Figure 13 shows the throughput results as Iometer maintains a constant queue length of mixed reads and writes. Each write leads to immediate replica propagations; so write ratio and foreground write ratio are the same, namely, 1-p, where p is defined by Equation (8) of Section 2.3.

Among the configurations shown in the figure, RAID-10 has the worst performance under high write ratios. To understand why, consider the propagation of a single write: the $3 \times 2 \times 1$ SR-Array requires a single seek followed by writing 2 rotational replicas in a single cylinder; but a corresponding $3 \times 1 \times 2$ RAID-10 requires 2 seeks so the amount of arm movement tends to be greater.

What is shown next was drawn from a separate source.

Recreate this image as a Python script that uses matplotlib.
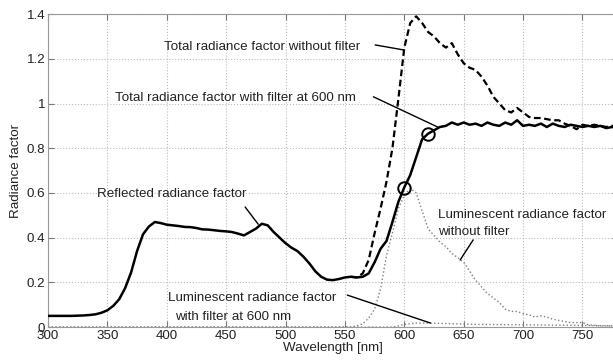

**Figure 13:** Throughput as a function of foreground write propagation rate and queue length. The total number of disks is six. The queue lengths are (a) 8, and (b) 32.
$\includegraphics*[width=3in]{eps/rw_new.eps}$

The performance of the striped $6 \times 1 \times 1$ configurations degrade slightly for high write ratios as writes are slightly more expensive than reads.

The performance difference between a $3 \times 2 \times 1$ SR-Array and a $6 \times 1 \times 1$ striped system depends on the write ratio with the former better for low write ratios. If we only consider rotational delay, the rotational replication model of Section 2.2 would imply that the cross-over point between them under LOOK/RLOOK scheduling should be close to the 50% write ratio. If we also consider seek distance, the $3 \times 2 \times 1$ SR-Array has worse seek performance so the actual cross-over point is less than 50%.

Because SATF benefits a $6 \times 1 \times 1$ configuration more than RSATF does to a $3 \times 2 \times 1$ configuration, the cross-over point between these systems under SATF/RSATF scheduling is to the left of that under LOOK/RLOOK scheduling. This distance is even greater when the queue is longer (in Figure 13(b)).

The figure also shows that the RLOOK throughput model (Equation (16)) closely tracks the experimental result under varying write ratios.